Supporters, by their nature, are cautious about their teams. We’re emotionally invested and this makes us uptight and by extension, conservative. Nothing makes you more conservative than fear. We want a defender brought on to protect that lead with ten minutes left. We want the ball to be cradled next to the corner flag at every opportunity. We want the ball hoofed clear from the penalty area. Managers generally have to try and rise above emotive logic and do what’s best for their teams. As such, any sort of tactical transition that doesn’t yield immediate results is likely to meet opposition.

This is the debate that has been central to the Wenger reign. Arsenal probably surrendered some points in the short term by chiselling an under-performing Aaron Ramsey onto the left flank in 2012. But in the long run, we managed to coax out the world class midfield player that eventually scored the winning goal in an FA Cup Final. Was developing Ramsey, and say, Szczesny and even Fabregas worth the short term pain? Responses and impressions are likely to be mixed.

It could be that Arsenal will be better off with this new system in the long term. It’s not at all unlikely that Wenger will make it work and eventually, we’ll have the likes of Wilshere, Ramsey, Alexis, Cazorla and Özil simultaneously firing in the same starting XI, which would make us one of the league’s most dangerous teams. Especially when you factor the likes of Walcott, Welbeck and Oxlade-Chamberlain into the fringes of the equation. Maybe in a few months time, we will all be delighted with this new strategy.

Wenger has tactically changed tack before with more immediate results. Most notably in March 2013 following a defeat to Tottenham Hotspur that left our top 4 aspirations hanging by a thread. Wenger reconfigured the defence and made his team more secure with instant rewards. He did something very similar in the spring of 2009 with Arsenal trailing Aston Villa in 4th and ruing an injury to Cesc Fabregas. He began to play two defensive midfielders in Denilson and Alex Song and the Arsenal ship anchored in the Champions League bay once more.

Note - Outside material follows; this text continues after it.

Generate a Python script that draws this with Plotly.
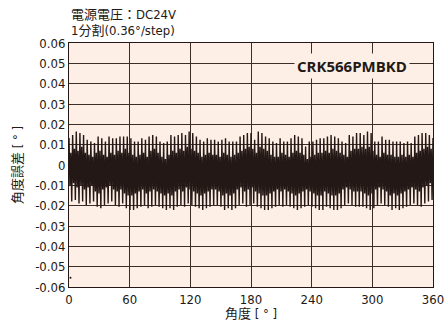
import plotly.graph_objects as go

# ---- data ----
step_deg = 3.6  # one oscillation line every ~3.6 deg
peak_hi = [0.0133, 0.0148, 0.0165, 0.0157, 0.0148, 0.0124, 0.0116, 0.0108, 0.0140, 0.0132,
           0.0116, 0.0140, 0.0132, 0.0132, 0.0140, 0.0140, 0.0140, 0.0132, 0.0116, 0.0116,
           0.0132, 0.0124, 0.0140, 0.0148, 0.0140, 0.0116, 0.0108, 0.0116, 0.0148, 0.0140,
           0.0148, 0.0157, 0.0148, 0.0165, 0.0157, 0.0140, 0.0124, 0.0116, 0.0132, 0.0124,
           0.0124, 0.0116, 0.0124, 0.0132, 0.0116, 0.0116, 0.0116, 0.0140, 0.0148, 0.0157,
           0.0157, 0.0124, 0.0165, 0.0157, 0.0140, 0.0132, 0.0116, 0.0108, 0.0132, 0.0116,
           0.0116, 0.0132, 0.0148, 0.0140, 0.0132, 0.0091, 0.0116, 0.0116, 0.0124, 0.0132,
           0.0132, 0.0140, 0.0148, 0.0140, 0.0132, 0.0116, 0.0108, 0.0148, 0.0140, 0.0157,
           0.0157, 0.0148, 0.0165, 0.0157, 0.0116, 0.0116, 0.0140, 0.0124, 0.0124, 0.0116,
           0.0116, 0.0116, 0.0108, 0.0116, 0.0108, 0.0140, 0.0148, 0.0157, 0.0157, 0.0148]
peak_lo = [-0.0180, -0.0172, -0.0189, -0.0180, -0.0197, -0.0189, -0.0180, -0.0205, -0.0213, -0.0197,
           -0.0189, -0.0180, -0.0197, -0.0205, -0.0189, -0.0213, -0.0221, -0.0221, -0.0213, -0.0205,
           -0.0197, -0.0213, -0.0205, -0.0197, -0.0205, -0.0213, -0.0221, -0.0213, -0.0221, -0.0205,
           -0.0197, -0.0205, -0.0189, -0.0197, -0.0205, -0.0213, -0.0221, -0.0213, -0.0205, -0.0197,
           -0.0197, -0.0205, -0.0221, -0.0213, -0.0221, -0.0213, -0.0197, -0.0189, -0.0205, -0.0197,
           -0.0189, -0.0205, -0.0213, -0.0221, -0.0221, -0.0213, -0.0205, -0.0197, -0.0205, -0.0197,
           -0.0205, -0.0213, -0.0221, -0.0213, -0.0205, -0.0197, -0.0205, -0.0213, -0.0221, -0.0221,
           -0.0205, -0.0213, -0.0221, -0.0221, -0.0213, -0.0197, -0.0189, -0.0197, -0.0205, -0.0205,
           -0.0205, -0.0213, -0.0221, -0.0213, -0.0197, -0.0189, -0.0197, -0.0205, -0.0221, -0.0213,
           -0.0221, -0.0213, -0.0205, -0.0197, -0.0189, -0.0197, -0.0205, -0.0189, -0.0180, -0.0172]
mid_hi = [0.006, 0.008, 0.007, 0.009, 0.006, 0.005, 0.004, 0.006, 0.007, 0.005,
          0.004, 0.006, 0.005, 0.007, 0.006, 0.008, 0.006, 0.005, 0.004, 0.005,
          0.006, 0.004, 0.007, 0.008, 0.006, 0.004, 0.003, 0.005, 0.007, 0.006,
          0.008, 0.007, 0.009, 0.008, 0.007, 0.006, 0.004, 0.005, 0.006, 0.005,
          0.005, 0.004, 0.006, 0.005, 0.004, 0.005, 0.006, 0.007, 0.008, 0.009,
          0.008, 0.006, 0.009, 0.008, 0.007, 0.005, 0.004, 0.004, 0.006, 0.005,
          0.004, 0.006, 0.007, 0.006, 0.005, 0.003, 0.004, 0.005, 0.006, 0.006,
          0.007, 0.006, 0.008, 0.007, 0.006, 0.005, 0.004, 0.007, 0.008, 0.008,
          0.009, 0.008, 0.009, 0.007, 0.005, 0.004, 0.006, 0.005, 0.005, 0.004,
          0.004, 0.005, 0.004, 0.005, 0.004, 0.006, 0.007, 0.008, 0.009, 0.008]
mid_lo = [-0.010, -0.009, -0.011, -0.010, -0.012, -0.011, -0.010, -0.013, -0.014, -0.012,
          -0.011, -0.010, -0.012, -0.013, -0.012, -0.014, -0.015, -0.015, -0.014, -0.013,
          -0.012, -0.014, -0.013, -0.012, -0.013, -0.014, -0.015, -0.014, -0.015, -0.013,
          -0.012, -0.013, -0.011, -0.012, -0.013, -0.014, -0.015, -0.014, -0.013, -0.012,
          -0.012, -0.013, -0.015, -0.014, -0.015, -0.014, -0.012, -0.011, -0.013, -0.012,
          -0.011, -0.013, -0.014, -0.015, -0.015, -0.014, -0.013, -0.012, -0.013, -0.012,
          -0.013, -0.014, -0.015, -0.014, -0.013, -0.012, -0.013, -0.014, -0.015, -0.015,
          -0.013, -0.014, -0.015, -0.015, -0.014, -0.012, -0.011, -0.012, -0.013, -0.013,
          -0.013, -0.014, -0.015, -0.014, -0.012, -0.011, -0.012, -0.013, -0.015, -0.014,
          -0.015, -0.014, -0.013, -0.012, -0.011, -0.012, -0.013, -0.011, -0.010, -0.009]
stray_angle = [1.5]
stray_error = [-0.0555]

x_ticks = [0, 60, 120, 180, 240, 300, 360]
y_ticks = [0.06, 0.05, 0.04, 0.03, 0.02, 0.01, 0, -0.01, -0.02, -0.03, -0.04, -0.05, -0.06]
y_tick_text = ["0.06", "0.05", "0.04", "0.03", "0.02", "0.01", "0",
               "-0.01", "-0.02", "-0.03", "-0.04", "-0.05", "-0.06"]
model_name = "CRK566PMBKD"
model_pos = (280, 0.0487)
cond_line1 = "電源電圧：DC24V"
cond_line2 = "1分割(0.36°/step)"
x_title = "角度 [ ° ]"
y_title = "角度誤差 [ ° ]"

# ---- assemble polyline: hi, mid_lo, mid_hi, lo for each oscillation ----
xs, ys = [], []
for i in range(len(peak_hi)):
    base = i * step_deg
    for k, v in enumerate([peak_hi[i], mid_lo[i], mid_hi[i], peak_lo[i]]):
        xs.append(base + k * step_deg / 4)
        ys.append(v)
xs.append(360)
ys.append(peak_hi[0])

INK = "#231815"
GRID = "#3d2d28"
BG = "#fdefe5"
FONT = "DejaVu Sans Condensed, Noto Sans CJK JP, sans-serif"
CJK = "DejaVu Sans Condensed, Noto Sans CJK JP, sans-serif"

fig = go.Figure()
fig.add_trace(go.Scatter(x=xs, y=ys, mode="lines",
                         line=dict(color=INK, width=1.4), hoverinfo="skip"))
fig.add_trace(go.Scatter(x=stray_angle, y=stray_error, mode="markers",
                         marker=dict(color=INK, size=2), hoverinfo="skip"))

fig.update_layout(
    width=446, height=326,
    margin=dict(l=69, r=13, t=43, b=39, autoexpand=False),
    paper_bgcolor="white", plot_bgcolor=BG,
    showlegend=False,
    font=dict(family=FONT, size=13, color=INK),
)
fig.update_xaxes(
    range=[0, 360], tickvals=x_ticks, ticks="", ticklen=0, automargin=False,
    showgrid=True, gridcolor=GRID, gridwidth=1,
    showline=True, linecolor=INK, linewidth=1, mirror=True,
    zeroline=False, tickfont=dict(size=13, family=FONT),
)
fig.update_yaxes(
    range=[-0.06, 0.06], tickvals=y_ticks, ticktext=y_tick_text, ticks="", automargin=False,
    showgrid=True, gridcolor=GRID, gridwidth=1,
    showline=True, linecolor=INK, linewidth=1, mirror=True,
    zeroline=False, tickfont=dict(size=13, family=FONT),
)
fig.add_annotation(xref="paper", yref="paper", x=0.0, y=1.117, xanchor="left", yanchor="middle",
                   showarrow=False, text=cond_line1, font=dict(size=13, family=CJK, color=INK))
fig.add_annotation(xref="paper", yref="paper", x=0.0, y=1.051, xanchor="left", yanchor="middle",
                   showarrow=False, text=cond_line2, font=dict(size=13, family=CJK, color=INK))
fig.add_annotation(xref="paper", yref="paper", x=0.5, y=-0.107, xanchor="center", yanchor="middle",
                   showarrow=False, text=x_title, font=dict(size=13, family=CJK, color=INK))
fig.add_annotation(xref="paper", yref="paper", x=-0.143, y=0.5, xanchor="center", yanchor="middle",
                   showarrow=False, textangle=-90, text=y_title,
                   font=dict(size=13, family=CJK, color=INK))
fig.add_annotation(x=model_pos[0], y=model_pos[1], xref="x", yref="y", showarrow=False,
                   text="<b>" + model_name + "</b>", bgcolor=BG, borderpad=2,
                   font=dict(size=15, family="Open Sans, sans-serif", color=INK))

fig.write_html("out.html", config={"displayModeBar": False},
               post_script="document.body.style.margin='0';document.body.style.overflow='hidden';")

However, it’s easier to make more conservative strategies cement. Reconfiguring the attack ordinarily requires time to ‘click.’ The question is whether Wenger has made a mistake in trying to implement a new style at this juncture? I think we’ve certainly surrendered some points as a result and should Arsenal lose to Chelsea on Sunday, they will trail Mourinho’s men by 9 points. It’s hard to see the Gunners forging a title challenge from those ashes. With such a short pre season, the adjustment always likely to be fraught with issues.

Though he’s been a very productive and exciting addition so far, it’s made Alexis Sanchez’s acclimatisation a little more protracted. He has been parachuted into an attack that doesn’t yet know its identity. There’s also a question of momentum surrendered. The impetus of May’s FA Cup win, of the capture of Sanchez, even of the Teutonic trio’s World Cup win, all seem to have fizzled out in this fug of transition.

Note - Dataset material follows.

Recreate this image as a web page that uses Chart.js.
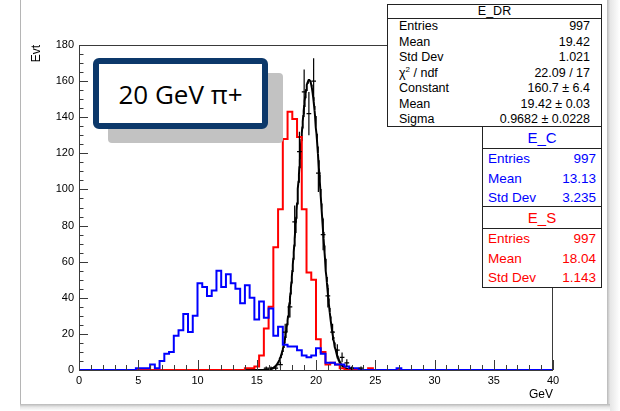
<!DOCTYPE html>
<html>
<head>
<meta charset="utf-8">
<script src="https://cdn.jsdelivr.net/npm/chart.js@4.4.1/dist/chart.umd.min.js"></script>
<style>
body { margin: 0; background: #fff; }
#wrap { position: relative; width: 620px; height: 411px; overflow: hidden; font-family: "Liberation Sans", Arial, Helvetica, sans-serif; }
#chart { position: absolute; left: 0; top: 0; }
.edgeL { position: absolute; left: 20px; top: 0; width: 1px; height: 405px; background: #b5b5b5; }
.edgeR { position: absolute; left: 607px; top: 0; width: 13px; height: 411px; background: linear-gradient(to right, #b8b8b8, #e6e6e6 3px, #fff); }
.edgeB { position: absolute; left: 20px; top: 404px; width: 590px; height: 7px; background: linear-gradient(to bottom, #b8b8b8, #e6e6e6 3px, #fff); }
.shadow { position: absolute; left: 108px; top: 73px; width: 175px; height: 70px; background: #c2c2c2; border-radius: 4px; }
.label { position: absolute; left: 93px; top: 58px; width: 175px; height: 71px; box-sizing: border-box; border: 6px solid #0c386a; border-radius: 6px; background: #fff;
  font-family: "Open Sans", sans-serif; font-size: 26px; display: flex; align-items: center; justify-content: center; color: #000; }
.stats { position: absolute; box-sizing: border-box; border: 1px solid #222; background: #fff; }
.stats .head { text-align: center; border-bottom: 1px solid #222; }
.stats .row { display: flex; justify-content: space-between; }
#sDR { left: 387px; top: 4px; width: 215px; height: 123px; font-size: 12.5px; color: #000; }
#sDR .head { height: 13px; line-height: 13px; }
#sDR .row { height: 15.5px; line-height: 15.5px; padding: 0 11px; }
#sC, #sS { left: 482px; width: 120px; height: 82px; font-size: 13.5px; }
#sC { top: 126px; color: #00f; }
#sS { top: 206px; color: #f00; }
#sC .head, #sS .head { height: 21px; line-height: 21px; font-size: 15px; }
#sC .row, #sS .row { height: 19.7px; line-height: 19.7px; padding: 0 5px; }
.ytitle { position: absolute; left: 30px; top: 85px; width: 40px; text-align: right; font-size: 12px; line-height: 13px; transform-origin: top left; transform: rotate(-90deg); }
.xtitle { position: absolute; right: 67px; top: 387px; font-size: 12px; line-height: 14px; }
</style>
</head>
<body>
<div id="wrap">
  <canvas id="chart" width="620" height="411"></canvas>
  <div class="edgeL"></div>
  <div class="edgeR"></div>
  <div class="edgeB"></div>
  <div class="shadow"></div>
  <div class="label">20 GeV π+</div>
  <div class="ytitle">Evt</div>
  <div class="xtitle">GeV</div>
  <div class="stats" id="sDR">
    <div class="head">E_DR</div>
    <div class="row"><span>Entries</span><span>997</span></div>
    <div class="row"><span>Mean</span><span>19.42</span></div>
    <div class="row"><span>Std Dev</span><span>1.021</span></div>
    <div class="row"><span>χ<sup style="font-size:8px;line-height:0">2</sup> / ndf</span><span>22.09 / 17</span></div>
    <div class="row"><span>Constant</span><span>160.7 ± 6.4</span></div>
    <div class="row"><span>Mean</span><span>19.42 ± 0.03</span></div>
    <div class="row"><span>Sigma</span><span>0.9682 ± 0.0228</span></div>
  </div>
  <div class="stats" id="sC">
    <div class="head">E_C</div>
    <div class="row"><span>Entries</span><span>997</span></div>
    <div class="row"><span>Mean</span><span>13.13</span></div>
    <div class="row"><span>Std Dev</span><span>3.235</span></div>
  </div>
  <div class="stats" id="sS">
    <div class="head">E_S</div>
    <div class="row"><span>Entries</span><span>997</span></div>
    <div class="row"><span>Mean</span><span>18.04</span></div>
    <div class="row"><span>Std Dev</span><span>1.143</span></div>
  </div>
</div>
<script>
// binning (GeV)
const xMin = 0, xMax = 40, binWidth = 0.4;
const yMin = 0, yMax = 180;
const xTickStep = 5, yTickStep = 20;

// E_C (blue), counts per bin starting at 4.8 GeV
const cStart = 4.8;
const cCounts = [1, 1, 1, 3, 1, 5, 9, 10, 19, 22, 31, 21, 30, 48, 46, 41, 44, 55, 46, 53, 48, 45, 37, 47, 40,
                 28, 38, 29, 34, 19, 24, 14, 13, 13, 11, 8, 7, 8, 12, 9, 4, 4, 3, 3, 2, 1, 1,
                 0, 0, 0, 0, 0, 0, 0, 0, 1];

// E_S (red), counts per bin starting at 14.0 GeV
const sStart = 14.0;
const sCounts = [1, 1, 2, 8, 23, 35, 68, 89, 128, 143, 139, 129, 89, 54, 50, 17, 10, 3, 4, 3, 1,
                 0, 0, 0, 0, 0, 1];

// E_DR (black points), counts per bin starting at 15.6 GeV
const drStart = 15.6;
const drCounts = [1, 1, 1, 3, 21, 35, 82, 121, 154, 142, 160, 109, 75, 41, 21, 11, 7, 4, 1, 0, 1];

// gaussian fit to E_DR
const fitConst = 160.7, fitMean = 19.42, fitSigma = 0.9682;

function outline(start, counts) {
  let pts = [];
  let nBins = Math.round((xMax - xMin) / binWidth);
  let first = Math.round((start - xMin) / binWidth);
  for (let i = 0; i < nBins; i++) {
    let v = counts[i - first] || 0;
    let lo = xMin + i * binWidth;
    pts.push({ x: lo, y: v }, { x: lo + binWidth, y: v });
  }
  return pts;
}

function errorBars(start, counts) {
  let pts = [];
  counts.forEach(function (n, i) {
    if (!n) return;
    let lo = start + i * binWidth, c = lo + binWidth / 2, e = Math.sqrt(n);
    pts.push({ x: lo, y: n }, { x: lo + binWidth, y: n }, { x: c, y: null });
    pts.push({ x: c, y: n - e }, { x: c, y: n + e }, { x: c, y: null });
  });
  return pts;
}

let fitPts = [];
for (let x = xMin; x <= xMax + 1e-9; x += 0.04) {
  let t = (x - fitMean) / fitSigma;
  fitPts.push({ x: x, y: fitConst * Math.exp(-0.5 * t * t) });
}

// ROOT style frame with inward ticks
const rootFrame = {
  id: 'rootFrame',
  afterDatasetsDraw(chart) {
    const { ctx, chartArea: a, scales: { x, y } } = chart;
    ctx.save();
    ctx.strokeStyle = '#3a3a3a';
    ctx.lineWidth = 1;
    ctx.strokeRect(a.left + 0.5, a.top + 0.5, a.right - a.left - 1, a.bottom - a.top);
    ctx.beginPath();
    for (let v = xMin; v <= xMax + 1e-9; v += 1) {
      let px = Math.round(x.getPixelForValue(v)) + 0.5;
      let len = (Math.round(v) % xTickStep === 0) ? 10 : 5;
      ctx.moveTo(px, a.bottom);
      ctx.lineTo(px, a.bottom - len);
    }
    for (let v = yMin; v <= yMax + 1e-9; v += 5) {
      let py = Math.round(y.getPixelForValue(v)) + 0.5;
      let len = (Math.round(v) % yTickStep === 0) ? 9 : 4.5;
      ctx.moveTo(a.left, py);
      ctx.lineTo(a.left + len, py);
    }
    ctx.stroke();
    ctx.restore();
  }
};

const tickFont = { family: 'Liberation Sans', size: 11 };

new Chart(document.getElementById('chart'), {
  type: 'line',
  data: {
    datasets: [
      { label: 'E_DR', data: errorBars(drStart, drCounts), borderColor: '#000', borderWidth: 1.2,
        pointRadius: 0, spanGaps: false, order: 0, clip: false },
      { label: 'E_C', data: outline(cStart, cCounts), borderColor: '#0000ff', borderWidth: 2,
        pointRadius: 0, order: 1, clip: false },
      { label: 'E_S', data: outline(sStart, sCounts), borderColor: '#ff0000', borderWidth: 2,
        pointRadius: 0, order: 2, clip: false },
      { label: 'gaus', data: fitPts, borderColor: '#000', borderWidth: 2,
        pointRadius: 0, order: 3, clip: false }
    ]
  },
  options: {
    responsive: false,
    animation: false,
    layout: { padding: { left: 0, top: 45, right: 67, bottom: 0 } },
    plugins: { legend: { display: false }, tooltip: { enabled: false } },
    elements: { line: { tension: 0, fill: false } },
    scales: {
      x: {
        type: 'linear', min: xMin, max: xMax,
        grid: { display: false, drawTicks: false },
        border: { display: false },
        ticks: { stepSize: xTickStep, font: tickFont, color: '#000', padding: 4, maxRotation: 0 },
        afterFit: function (s) { s.height = 41; }
      },
      y: {
        type: 'linear', min: yMin, max: yMax,
        grid: { display: false, drawTicks: false },
        border: { display: false },
        ticks: { stepSize: yTickStep, font: tickFont, color: '#000', padding: 5 },
        afterFit: function (s) { s.width = 79; }
      }
    }
  },
  plugins: [rootFrame]
});
</script>
</body>
</html>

Most Arsenal fans and doubtless players too were looking at a roster that featured Sanchez, Özil, three World Cup winners, a blossoming Aaron Ramsey and a returning Theo Walcott as title challengers. It didn’t feel like we needed to wait for jam tomorrow anymore. But now, unwittingly, we find ourselves in a kind of transition period again. Of course, Wenger may well turn out to be right in the long run. (There again, it may never work and he may prove to be totally wrong).

Maybe if we’d persisted with last season’s model we’d have been doomed to fall just short continuously. Maybe this alteration will be the one step back that facilitates the last leap forward. I, for one, promise to link this blog again if we are crowned champions in 2015-16. But for now, in the short term, it feels a little bit like the jam is being put back onto the top shelf, out of reach. At least until we’ve grown a couple more inches. LD.